== RECORDS SHOWN

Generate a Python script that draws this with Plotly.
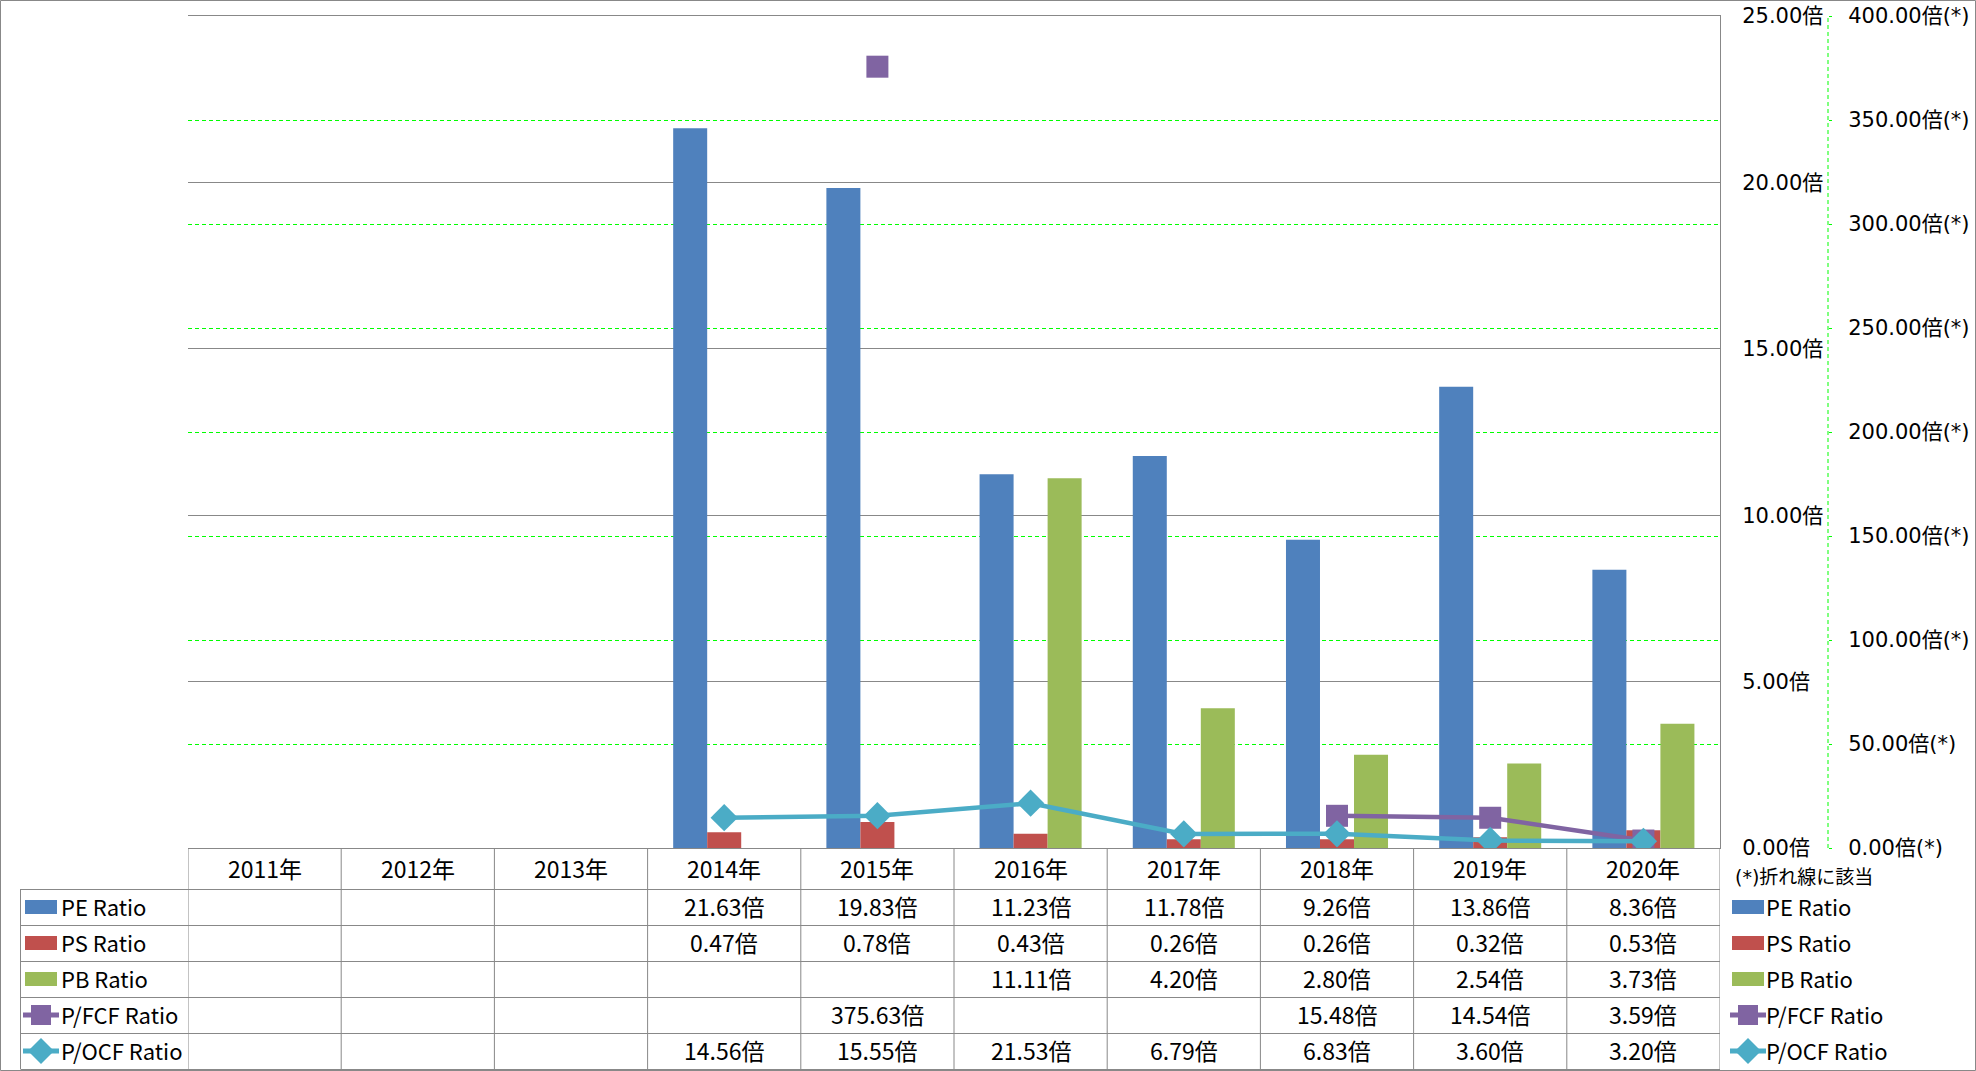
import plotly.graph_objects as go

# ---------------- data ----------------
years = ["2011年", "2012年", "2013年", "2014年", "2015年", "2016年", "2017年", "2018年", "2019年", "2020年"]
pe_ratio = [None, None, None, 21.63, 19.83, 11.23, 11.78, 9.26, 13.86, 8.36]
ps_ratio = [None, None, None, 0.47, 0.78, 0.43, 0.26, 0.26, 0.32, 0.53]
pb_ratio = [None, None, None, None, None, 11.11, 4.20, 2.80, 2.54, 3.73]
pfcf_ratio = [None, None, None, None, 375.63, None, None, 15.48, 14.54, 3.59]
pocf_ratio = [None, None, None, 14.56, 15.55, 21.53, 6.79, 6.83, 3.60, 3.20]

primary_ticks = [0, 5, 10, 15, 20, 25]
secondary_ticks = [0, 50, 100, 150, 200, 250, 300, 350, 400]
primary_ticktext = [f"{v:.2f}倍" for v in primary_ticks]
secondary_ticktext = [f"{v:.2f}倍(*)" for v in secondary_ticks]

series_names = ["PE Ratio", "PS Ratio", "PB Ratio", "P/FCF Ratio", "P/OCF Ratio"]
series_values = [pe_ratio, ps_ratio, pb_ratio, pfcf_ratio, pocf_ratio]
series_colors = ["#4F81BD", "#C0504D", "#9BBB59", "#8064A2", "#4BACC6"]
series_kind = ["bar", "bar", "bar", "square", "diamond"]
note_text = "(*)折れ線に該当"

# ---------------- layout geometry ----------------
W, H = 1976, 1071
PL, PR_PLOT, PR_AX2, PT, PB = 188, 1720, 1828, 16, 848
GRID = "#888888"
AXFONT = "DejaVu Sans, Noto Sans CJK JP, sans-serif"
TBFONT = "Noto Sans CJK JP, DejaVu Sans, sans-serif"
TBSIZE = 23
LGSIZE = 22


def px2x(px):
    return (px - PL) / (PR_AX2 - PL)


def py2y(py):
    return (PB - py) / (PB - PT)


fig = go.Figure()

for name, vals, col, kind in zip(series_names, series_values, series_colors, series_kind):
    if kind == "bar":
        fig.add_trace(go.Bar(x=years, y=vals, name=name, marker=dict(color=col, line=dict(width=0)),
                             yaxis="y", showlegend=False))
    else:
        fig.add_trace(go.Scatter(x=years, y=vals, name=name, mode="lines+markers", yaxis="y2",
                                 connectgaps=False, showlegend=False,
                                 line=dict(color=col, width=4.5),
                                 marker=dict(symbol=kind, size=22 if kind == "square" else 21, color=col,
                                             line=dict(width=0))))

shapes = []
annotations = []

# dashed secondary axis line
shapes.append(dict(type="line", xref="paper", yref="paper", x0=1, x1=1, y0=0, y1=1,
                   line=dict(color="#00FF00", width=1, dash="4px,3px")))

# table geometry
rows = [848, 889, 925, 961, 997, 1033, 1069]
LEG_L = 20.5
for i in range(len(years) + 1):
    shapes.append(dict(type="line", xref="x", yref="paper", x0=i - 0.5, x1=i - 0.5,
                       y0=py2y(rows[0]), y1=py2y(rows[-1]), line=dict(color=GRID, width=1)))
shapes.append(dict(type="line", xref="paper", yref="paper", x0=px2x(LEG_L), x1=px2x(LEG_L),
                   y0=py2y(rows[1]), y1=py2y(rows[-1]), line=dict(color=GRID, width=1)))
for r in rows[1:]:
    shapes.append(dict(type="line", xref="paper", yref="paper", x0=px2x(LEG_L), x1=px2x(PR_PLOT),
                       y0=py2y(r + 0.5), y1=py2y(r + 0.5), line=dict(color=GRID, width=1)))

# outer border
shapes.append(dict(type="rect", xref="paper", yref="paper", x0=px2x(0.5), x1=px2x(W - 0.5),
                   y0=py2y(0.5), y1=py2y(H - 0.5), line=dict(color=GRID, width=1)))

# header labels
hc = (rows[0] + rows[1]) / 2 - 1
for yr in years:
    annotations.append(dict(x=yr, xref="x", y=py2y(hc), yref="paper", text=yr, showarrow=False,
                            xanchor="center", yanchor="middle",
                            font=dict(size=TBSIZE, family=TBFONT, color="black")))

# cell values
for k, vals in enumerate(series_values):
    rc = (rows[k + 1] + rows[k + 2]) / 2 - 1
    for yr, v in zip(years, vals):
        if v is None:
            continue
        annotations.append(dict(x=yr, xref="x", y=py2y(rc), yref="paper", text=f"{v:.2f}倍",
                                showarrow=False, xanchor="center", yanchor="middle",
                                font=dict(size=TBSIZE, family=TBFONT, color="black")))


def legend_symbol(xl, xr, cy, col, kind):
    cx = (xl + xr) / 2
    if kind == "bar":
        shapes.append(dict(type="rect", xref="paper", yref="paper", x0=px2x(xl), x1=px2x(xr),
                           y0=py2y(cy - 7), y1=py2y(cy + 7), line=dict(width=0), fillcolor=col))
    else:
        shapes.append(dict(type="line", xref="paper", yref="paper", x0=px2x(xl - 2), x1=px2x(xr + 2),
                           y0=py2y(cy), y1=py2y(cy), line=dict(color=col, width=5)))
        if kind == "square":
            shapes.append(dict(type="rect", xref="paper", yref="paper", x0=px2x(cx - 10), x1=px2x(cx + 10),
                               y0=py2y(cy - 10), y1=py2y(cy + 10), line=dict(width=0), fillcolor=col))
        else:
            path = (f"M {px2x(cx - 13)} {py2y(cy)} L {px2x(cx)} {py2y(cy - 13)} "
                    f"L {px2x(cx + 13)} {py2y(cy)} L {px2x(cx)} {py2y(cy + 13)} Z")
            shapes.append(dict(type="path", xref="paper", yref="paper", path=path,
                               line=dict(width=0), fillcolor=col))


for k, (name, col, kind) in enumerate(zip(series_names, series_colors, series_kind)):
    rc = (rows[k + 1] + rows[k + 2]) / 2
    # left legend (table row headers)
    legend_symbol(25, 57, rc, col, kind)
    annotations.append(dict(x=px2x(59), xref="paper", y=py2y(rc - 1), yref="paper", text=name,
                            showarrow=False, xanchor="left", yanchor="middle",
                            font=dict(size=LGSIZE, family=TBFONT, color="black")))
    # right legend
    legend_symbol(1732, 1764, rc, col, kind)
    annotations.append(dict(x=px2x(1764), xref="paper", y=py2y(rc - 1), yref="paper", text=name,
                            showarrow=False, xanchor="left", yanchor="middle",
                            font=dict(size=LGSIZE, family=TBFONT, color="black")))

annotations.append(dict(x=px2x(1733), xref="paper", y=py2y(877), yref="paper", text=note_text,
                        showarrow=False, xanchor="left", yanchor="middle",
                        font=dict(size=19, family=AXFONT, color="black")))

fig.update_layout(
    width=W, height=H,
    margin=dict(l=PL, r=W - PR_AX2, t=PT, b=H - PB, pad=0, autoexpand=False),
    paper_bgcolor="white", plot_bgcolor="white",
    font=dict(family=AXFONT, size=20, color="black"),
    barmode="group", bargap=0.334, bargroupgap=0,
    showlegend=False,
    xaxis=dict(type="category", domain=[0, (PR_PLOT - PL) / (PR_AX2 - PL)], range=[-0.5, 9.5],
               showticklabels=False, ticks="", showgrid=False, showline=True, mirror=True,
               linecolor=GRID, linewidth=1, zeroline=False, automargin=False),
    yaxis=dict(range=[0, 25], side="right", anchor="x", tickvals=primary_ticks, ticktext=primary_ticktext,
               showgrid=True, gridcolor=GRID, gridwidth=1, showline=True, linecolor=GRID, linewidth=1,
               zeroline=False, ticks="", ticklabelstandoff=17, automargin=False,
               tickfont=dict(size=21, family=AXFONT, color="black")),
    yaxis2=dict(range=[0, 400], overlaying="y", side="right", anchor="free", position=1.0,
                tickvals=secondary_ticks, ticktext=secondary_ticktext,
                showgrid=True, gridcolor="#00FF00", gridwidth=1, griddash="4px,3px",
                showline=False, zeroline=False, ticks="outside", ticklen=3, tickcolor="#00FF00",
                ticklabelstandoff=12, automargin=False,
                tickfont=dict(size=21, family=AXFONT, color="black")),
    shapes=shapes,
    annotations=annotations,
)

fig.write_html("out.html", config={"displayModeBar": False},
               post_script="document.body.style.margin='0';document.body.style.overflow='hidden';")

====
== RECORDS SHOWN

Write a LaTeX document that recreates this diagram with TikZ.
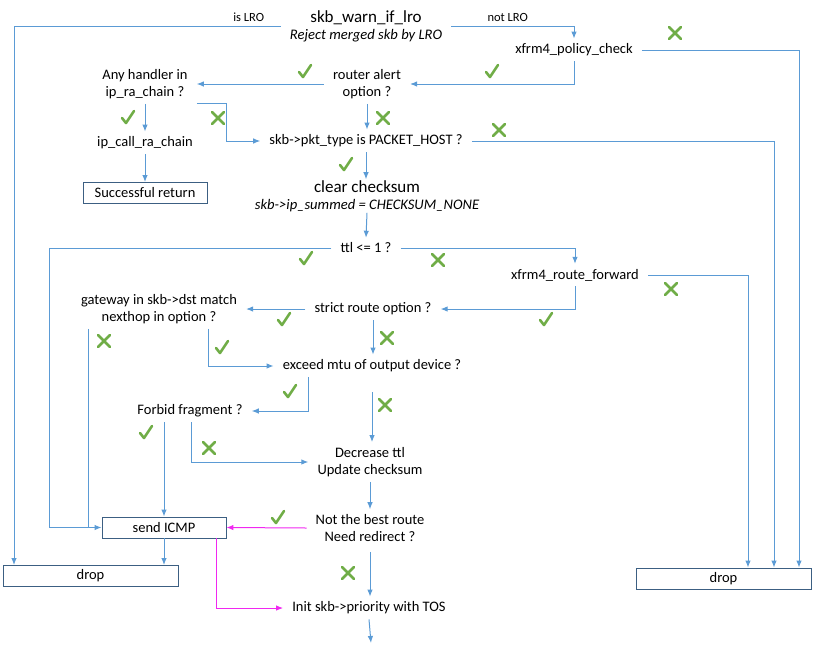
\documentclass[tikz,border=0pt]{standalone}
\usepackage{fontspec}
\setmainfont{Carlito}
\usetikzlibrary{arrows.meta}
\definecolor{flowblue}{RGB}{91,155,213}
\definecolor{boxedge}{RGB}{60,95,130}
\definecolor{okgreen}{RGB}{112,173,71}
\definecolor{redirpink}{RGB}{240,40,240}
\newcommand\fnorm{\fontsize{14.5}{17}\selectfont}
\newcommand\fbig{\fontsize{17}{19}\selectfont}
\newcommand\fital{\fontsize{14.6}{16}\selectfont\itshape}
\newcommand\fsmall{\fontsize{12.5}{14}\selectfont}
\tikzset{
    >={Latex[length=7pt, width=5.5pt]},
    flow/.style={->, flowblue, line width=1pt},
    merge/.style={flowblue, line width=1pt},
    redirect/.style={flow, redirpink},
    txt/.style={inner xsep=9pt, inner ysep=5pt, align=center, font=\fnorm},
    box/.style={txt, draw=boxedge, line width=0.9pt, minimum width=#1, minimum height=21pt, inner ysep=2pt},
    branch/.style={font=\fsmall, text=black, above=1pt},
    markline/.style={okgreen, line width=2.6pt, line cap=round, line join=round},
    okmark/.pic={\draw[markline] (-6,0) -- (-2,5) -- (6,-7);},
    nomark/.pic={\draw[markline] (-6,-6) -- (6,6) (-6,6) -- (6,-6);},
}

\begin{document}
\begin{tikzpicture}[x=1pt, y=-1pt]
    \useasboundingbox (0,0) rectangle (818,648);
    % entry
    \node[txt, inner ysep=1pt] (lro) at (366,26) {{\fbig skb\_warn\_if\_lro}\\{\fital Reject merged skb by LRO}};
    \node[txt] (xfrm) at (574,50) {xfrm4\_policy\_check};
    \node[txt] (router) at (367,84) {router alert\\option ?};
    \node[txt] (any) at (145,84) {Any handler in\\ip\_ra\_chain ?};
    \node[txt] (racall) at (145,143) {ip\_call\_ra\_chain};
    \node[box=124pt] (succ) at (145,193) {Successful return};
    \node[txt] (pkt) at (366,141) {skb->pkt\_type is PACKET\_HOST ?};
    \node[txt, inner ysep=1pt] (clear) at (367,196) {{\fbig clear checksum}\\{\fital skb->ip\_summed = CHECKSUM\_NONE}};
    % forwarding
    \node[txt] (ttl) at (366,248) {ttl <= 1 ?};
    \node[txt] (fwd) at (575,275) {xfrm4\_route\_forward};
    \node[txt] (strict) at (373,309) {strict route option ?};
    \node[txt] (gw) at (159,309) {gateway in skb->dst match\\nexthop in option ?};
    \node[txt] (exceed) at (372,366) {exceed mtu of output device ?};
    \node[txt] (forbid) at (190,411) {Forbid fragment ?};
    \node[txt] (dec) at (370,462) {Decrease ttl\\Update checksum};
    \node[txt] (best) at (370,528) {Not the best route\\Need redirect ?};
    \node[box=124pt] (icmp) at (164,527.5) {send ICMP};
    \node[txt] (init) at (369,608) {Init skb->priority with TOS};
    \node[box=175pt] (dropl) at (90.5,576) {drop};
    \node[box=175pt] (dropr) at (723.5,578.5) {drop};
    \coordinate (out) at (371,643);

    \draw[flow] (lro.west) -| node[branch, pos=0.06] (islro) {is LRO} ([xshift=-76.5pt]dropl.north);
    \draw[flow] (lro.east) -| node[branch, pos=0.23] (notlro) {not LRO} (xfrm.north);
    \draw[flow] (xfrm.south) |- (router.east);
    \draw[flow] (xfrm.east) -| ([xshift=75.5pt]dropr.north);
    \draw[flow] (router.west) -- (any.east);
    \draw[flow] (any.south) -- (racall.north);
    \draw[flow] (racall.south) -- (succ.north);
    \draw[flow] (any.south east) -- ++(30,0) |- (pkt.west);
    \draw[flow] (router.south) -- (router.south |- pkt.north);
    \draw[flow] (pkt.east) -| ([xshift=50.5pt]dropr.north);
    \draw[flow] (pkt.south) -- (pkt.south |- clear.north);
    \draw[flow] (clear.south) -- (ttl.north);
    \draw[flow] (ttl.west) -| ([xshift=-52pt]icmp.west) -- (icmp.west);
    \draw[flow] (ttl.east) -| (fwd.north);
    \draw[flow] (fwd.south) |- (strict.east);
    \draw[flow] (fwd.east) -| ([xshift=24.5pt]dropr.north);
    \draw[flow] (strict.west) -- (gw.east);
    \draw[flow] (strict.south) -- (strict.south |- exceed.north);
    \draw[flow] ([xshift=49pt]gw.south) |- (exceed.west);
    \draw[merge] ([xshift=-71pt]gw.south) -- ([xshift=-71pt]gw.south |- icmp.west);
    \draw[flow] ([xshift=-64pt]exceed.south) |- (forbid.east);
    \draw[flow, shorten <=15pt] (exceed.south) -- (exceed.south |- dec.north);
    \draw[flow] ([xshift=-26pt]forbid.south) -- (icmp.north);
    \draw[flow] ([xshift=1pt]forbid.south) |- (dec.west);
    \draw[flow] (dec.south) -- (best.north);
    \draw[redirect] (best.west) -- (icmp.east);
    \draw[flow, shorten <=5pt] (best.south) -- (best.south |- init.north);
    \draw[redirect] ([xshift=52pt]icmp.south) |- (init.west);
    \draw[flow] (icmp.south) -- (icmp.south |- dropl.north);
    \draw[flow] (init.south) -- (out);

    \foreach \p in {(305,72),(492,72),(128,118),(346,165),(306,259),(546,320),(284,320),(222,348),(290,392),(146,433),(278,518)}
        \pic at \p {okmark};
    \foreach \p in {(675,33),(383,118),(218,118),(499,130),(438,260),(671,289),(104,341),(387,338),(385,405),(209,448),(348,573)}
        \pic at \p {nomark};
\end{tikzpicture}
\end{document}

====

Repeat the lines between those holding "Generate a Python" and "6.83, 3.60, 3.20]", inclusive. Pictures stay out.

Generate a Python script that draws this with Plotly.
import plotly.graph_objects as go

# ---------------- data ----------------
years = ["2011年", "2012年", "2013年", "2014年", "2015年", "2016年", "2017年", "2018年", "2019年", "2020年"]
pe_ratio = [None, None, None, 21.63, 19.83, 11.23, 11.78, 9.26, 13.86, 8.36]
ps_ratio = [None, None, None, 0.47, 0.78, 0.43, 0.26, 0.26, 0.32, 0.53]
pb_ratio = [None, None, None, None, None, 11.11, 4.20, 2.80, 2.54, 3.73]
pfcf_ratio = [None, None, None, None, 375.63, None, None, 15.48, 14.54, 3.59]
pocf_ratio = [None, None, None, 14.56, 15.55, 21.53, 6.79, 6.83, 3.60, 3.20]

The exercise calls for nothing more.